**DATASET EXCERPT:**
════
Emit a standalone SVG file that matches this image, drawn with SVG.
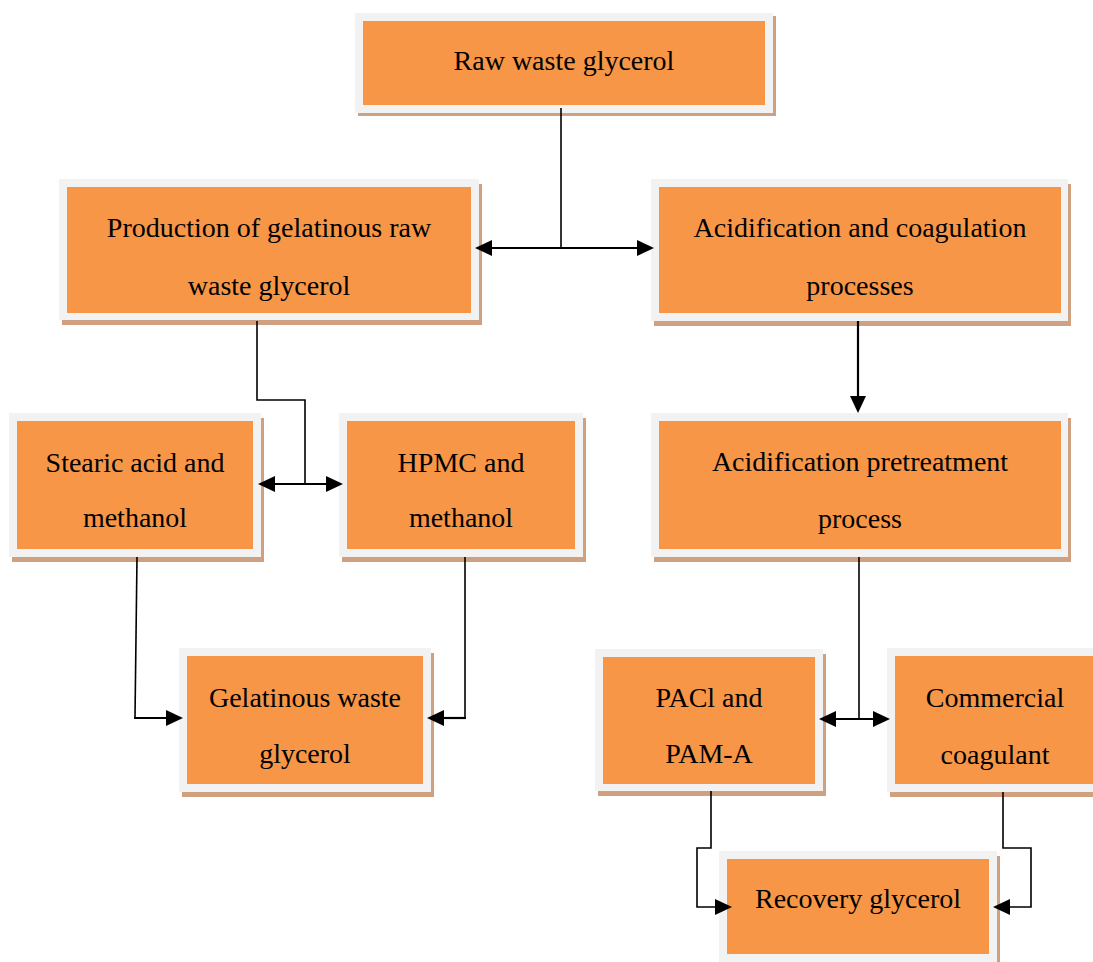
<svg xmlns="http://www.w3.org/2000/svg" width="1093" height="962" viewBox="0 0 1093 962">
<style>
.sh{fill:#cfa180}
.fr{fill:#f2f2f2}
.in{fill:#f79646}
.t{font-family:"Liberation Serif","Times New Roman",serif;font-size:28px;fill:#000;text-anchor:middle}
.ln{fill:none;stroke:#000;stroke-width:1.6}
.ar{fill:none;stroke:#000;stroke-width:2.2}
</style>
<defs>
<marker id="ah" markerUnits="userSpaceOnUse" markerWidth="17" markerHeight="16" viewBox="0 0 17 16" refX="7" refY="8" orient="auto-start-reverse"><path d="M0,0 L17,8 L0,16 z" fill="#000"/></marker>
</defs>
<rect width="1093" height="962" fill="#fff"/>

<g id="raw">
<rect class="sh" x="358" y="16" width="418" height="100"/>
<rect class="fr" x="355" y="13" width="418" height="100"/>
<rect class="in" x="363" y="21" width="402" height="84"/>
<text class="t" x="564" y="70">Raw waste glycerol</text>
</g>

<g id="production">
<rect class="sh" x="62" y="184" width="420" height="141"/>
<rect class="fr" x="59" y="179" width="420" height="141"/>
<rect class="in" x="67" y="187" width="404" height="126"/>
<text class="t" x="269" y="237">Production of gelatinous raw</text>
<text class="t" x="269" y="295">waste glycerol</text>
</g>

<g id="acid-coag">
<rect class="sh" x="654" y="184" width="417" height="142"/>
<rect class="fr" x="651" y="179" width="417" height="142"/>
<rect class="in" x="659" y="187" width="402" height="126"/>
<text class="t" x="860" y="237">Acidification and coagulation</text>
<text class="t" x="860" y="295">processes</text>
</g>

<g id="acid-pre">
<rect class="sh" x="654" y="418" width="417" height="144"/>
<rect class="fr" x="651" y="413" width="417" height="144"/>
<rect class="in" x="659" y="421" width="402" height="128"/>
<text class="t" x="860" y="471">Acidification pretreatment</text>
<text class="t" x="860" y="528">process</text>
</g>

<g id="stearic">
<rect class="sh" x="12" y="418" width="252" height="144"/>
<rect class="fr" x="9" y="413" width="252" height="144"/>
<rect class="in" x="17" y="421" width="236" height="128"/>
<text class="t" x="135" y="472">Stearic acid and</text>
<text class="t" x="135" y="527">methanol</text>
</g>

<g id="hpmc">
<rect class="sh" x="342" y="418" width="244" height="144"/>
<rect class="fr" x="339" y="413" width="244" height="144"/>
<rect class="in" x="347" y="421" width="228" height="128"/>
<text class="t" x="461" y="472">HPMC and</text>
<text class="t" x="461" y="527">methanol</text>
</g>

<g id="gelatinous">
<rect class="sh" x="182" y="653" width="252" height="144"/>
<rect class="fr" x="179" y="648" width="252" height="144"/>
<rect class="in" x="187" y="656" width="236" height="128"/>
<text class="t" x="305" y="707">Gelatinous waste</text>
<text class="t" x="305" y="763">glycerol</text>
</g>

<g id="pacl">
<rect class="sh" x="598" y="654" width="228" height="142"/>
<rect class="fr" x="595" y="649" width="228" height="142"/>
<rect class="in" x="603" y="657" width="212" height="127"/>
<text class="t" x="709" y="707">PACl and</text>
<text class="t" x="709" y="763">PAM-A</text>
</g>

<g id="commercial">
<rect class="sh" x="890" y="653" width="214" height="144"/>
<rect class="fr" x="887" y="648" width="214" height="144"/>
<rect class="in" x="895" y="656" width="199" height="128"/>
<text class="t" x="995" y="707">Commercial</text>
<text class="t" x="995" y="764">coagulant</text>
</g>

<g id="recovery">
<rect class="sh" x="722" y="856" width="278" height="112"/>
<rect class="fr" x="719" y="851" width="278" height="112"/>
<rect class="in" x="727" y="859" width="262" height="95"/>
<text class="t" x="858" y="908">Recovery glycerol</text>
</g>

<g id="connectors">
<path class="ln" d="M561,108 V247"/>
<path class="ar" d="M485,248 H644" marker-start="url(#ah)" marker-end="url(#ah)"/>
<path class="ln" d="M257,321 V400 H305 V483"/>
<path class="ar" d="M268,484 H333" marker-start="url(#ah)" marker-end="url(#ah)"/>
<path class="ar" d="M858,321 V403" marker-end="url(#ah)"/>
<path class="ln" d="M137,557 L135,717"/>
<path class="ar" d="M134,718 H173" marker-end="url(#ah)"/>
<path class="ln" d="M465,557 V717"/>
<path class="ar" d="M466,718 H437" marker-end="url(#ah)"/>
<path class="ln" d="M859,557 V718"/>
<path class="ar" d="M829,719 H880" marker-start="url(#ah)" marker-end="url(#ah)"/>
<path class="ln" d="M711,791 V848 H697 V907 H722" marker-end="url(#ah)"/>
<path class="ln" d="M1003,792 V848 H1031 V907 H1003" marker-end="url(#ah)"/>
</g>
</svg>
════
**REQUIRED TASK:** Write the listing above out again exactly, dropping each image.

**EXERCISE SOLUTION:**
Emit a standalone SVG file that matches this image, drawn with SVG.
<svg xmlns="http://www.w3.org/2000/svg" width="1093" height="962" viewBox="0 0 1093 962">
<style>
.sh{fill:#cfa180}
.fr{fill:#f2f2f2}
.in{fill:#f79646}
.t{font-family:"Liberation Serif","Times New Roman",serif;font-size:28px;fill:#000;text-anchor:middle}
.ln{fill:none;stroke:#000;stroke-width:1.6}
.ar{fill:none;stroke:#000;stroke-width:2.2}
</style>
<defs>
<marker id="ah" markerUnits="userSpaceOnUse" markerWidth="17" markerHeight="16" viewBox="0 0 17 16" refX="7" refY="8" orient="auto-start-reverse"><path d="M0,0 L17,8 L0,16 z" fill="#000"/></marker>
</defs>
<rect width="1093" height="962" fill="#fff"/>

<g id="raw">
<rect class="sh" x="358" y="16" width="418" height="100"/>
<rect class="fr" x="355" y="13" width="418" height="100"/>
<rect class="in" x="363" y="21" width="402" height="84"/>
<text class="t" x="564" y="70">Raw waste glycerol</text>
</g>

<g id="production">
<rect class="sh" x="62" y="184" width="420" height="141"/>
<rect class="fr" x="59" y="179" width="420" height="141"/>
<rect class="in" x="67" y="187" width="404" height="126"/>
<text class="t" x="269" y="237">Production of gelatinous raw</text>
<text class="t" x="269" y="295">waste glycerol</text>
</g>

<g id="acid-coag">
<rect class="sh" x="654" y="184" width="417" height="142"/>
<rect class="fr" x="651" y="179" width="417" height="142"/>
<rect class="in" x="659" y="187" width="402" height="126"/>
<text class="t" x="860" y="237">Acidification and coagulation</text>
<text class="t" x="860" y="295">processes</text>
</g>

<g id="acid-pre">
<rect class="sh" x="654" y="418" width="417" height="144"/>
<rect class="fr" x="651" y="413" width="417" height="144"/>
<rect class="in" x="659" y="421" width="402" height="128"/>
<text class="t" x="860" y="471">Acidification pretreatment</text>
<text class="t" x="860" y="528">process</text>
</g>

<g id="stearic">
<rect class="sh" x="12" y="418" width="252" height="144"/>
<rect class="fr" x="9" y="413" width="252" height="144"/>
<rect class="in" x="17" y="421" width="236" height="128"/>
<text class="t" x="135" y="472">Stearic acid and</text>
<text class="t" x="135" y="527">methanol</text>
</g>

<g id="hpmc">
<rect class="sh" x="342" y="418" width="244" height="144"/>
<rect class="fr" x="339" y="413" width="244" height="144"/>
<rect class="in" x="347" y="421" width="228" height="128"/>
<text class="t" x="461" y="472">HPMC and</text>
<text class="t" x="461" y="527">methanol</text>
</g>

<g id="gelatinous">
<rect class="sh" x="182" y="653" width="252" height="144"/>
<rect class="fr" x="179" y="648" width="252" height="144"/>
<rect class="in" x="187" y="656" width="236" height="128"/>
<text class="t" x="305" y="707">Gelatinous waste</text>
<text class="t" x="305" y="763">glycerol</text>
</g>

<g id="pacl">
<rect class="sh" x="598" y="654" width="228" height="142"/>
<rect class="fr" x="595" y="649" width="228" height="142"/>
<rect class="in" x="603" y="657" width="212" height="127"/>
<text class="t" x="709" y="707">PACl and</text>
<text class="t" x="709" y="763">PAM-A</text>
</g>

<g id="commercial">
<rect class="sh" x="890" y="653" width="214" height="144"/>
<rect class="fr" x="887" y="648" width="214" height="144"/>
<rect class="in" x="895" y="656" width="199" height="128"/>
<text class="t" x="995" y="707">Commercial</text>
<text class="t" x="995" y="764">coagulant</text>
</g>

<g id="recovery">
<rect class="sh" x="722" y="856" width="278" height="112"/>
<rect class="fr" x="719" y="851" width="278" height="112"/>
<rect class="in" x="727" y="859" width="262" height="95"/>
<text class="t" x="858" y="908">Recovery glycerol</text>
</g>

<g id="connectors">
<path class="ln" d="M561,108 V247"/>
<path class="ar" d="M485,248 H644" marker-start="url(#ah)" marker-end="url(#ah)"/>
<path class="ln" d="M257,321 V400 H305 V483"/>
<path class="ar" d="M268,484 H333" marker-start="url(#ah)" marker-end="url(#ah)"/>
<path class="ar" d="M858,321 V403" marker-end="url(#ah)"/>
<path class="ln" d="M137,557 L135,717"/>
<path class="ar" d="M134,718 H173" marker-end="url(#ah)"/>
<path class="ln" d="M465,557 V717"/>
<path class="ar" d="M466,718 H437" marker-end="url(#ah)"/>
<path class="ln" d="M859,557 V718"/>
<path class="ar" d="M829,719 H880" marker-start="url(#ah)" marker-end="url(#ah)"/>
<path class="ln" d="M711,791 V848 H697 V907 H722" marker-end="url(#ah)"/>
<path class="ln" d="M1003,792 V848 H1031 V907 H1003" marker-end="url(#ah)"/>
</g>
</svg>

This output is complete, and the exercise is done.